An alternative that would be defined by the C standard would be to use offsets into some sufficiently large object you already have. For example, if you have some array A, and you want to store some small number n in a void *, then you can do:

void *vp = (char *) A + n; // Point n bytes into the object A.

and you can recover the number with:

(char *) vp - (char *) A // Subtract base address to recover offset.

Answer 2

The C standard does allow for conversions between an integer and a pointer, however it doesn't explain exactly how it should happen. That is left up to each specific implementation.

Section 6.3.2.3 p5-6 of the C standard describes these conversions:

5 An integer may be converted to any pointer type. Except as previously specified, the result is implementation-defined, might not be correctly aligned, might not point to an entity of the referenced type, and might be a trap representation.

6 Any pointer type may be converted to an integer type. Except as previously specified, the result is implementation-defined. If the result cannot be represented in the integer type,the behavior is undefined.
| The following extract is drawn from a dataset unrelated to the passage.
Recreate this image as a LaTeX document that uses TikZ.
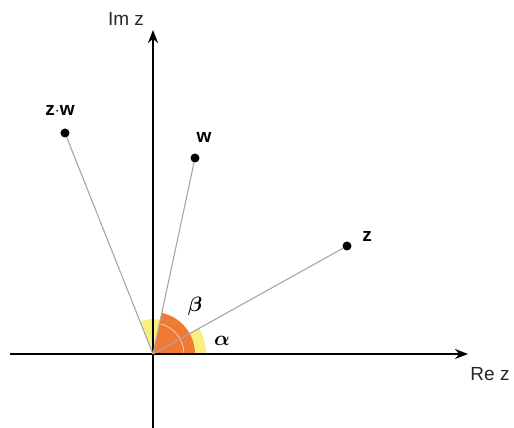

The result need not be in the range of values of any integer type.

Under gcc in particular what you're doing will work, however it's not guaranteed to work on all compilers or architectures.

What is guaranteed to work however is to take the address of a compound literal:

void *vp = &(uint8_t){5};
uint8_t i = *(uint8_t *)vp;

This creates a temporary object of type uint8_t and takes its address. This address can then be converted to a void * and back which is fully standard compliant, as per paragraph 1 of 6.3.2.3:

A pointer to void may be converted to or from a pointer to any object type. A pointer to any object type may be converted to a pointer to void and back again; the result shall compare equal to the original pointer.

The lifetime of the compound literal is that of the block in which it is defined. So as long the pointer isn't used after that block ends it will work.

If however you intend to pass it to a function that starts a thread, you're better off dynamically allocating memory for the value and passing that. Otherwise, you run the risk of the function where the compound literal is defined returning while the thread function is running which could attempt to use that pointer.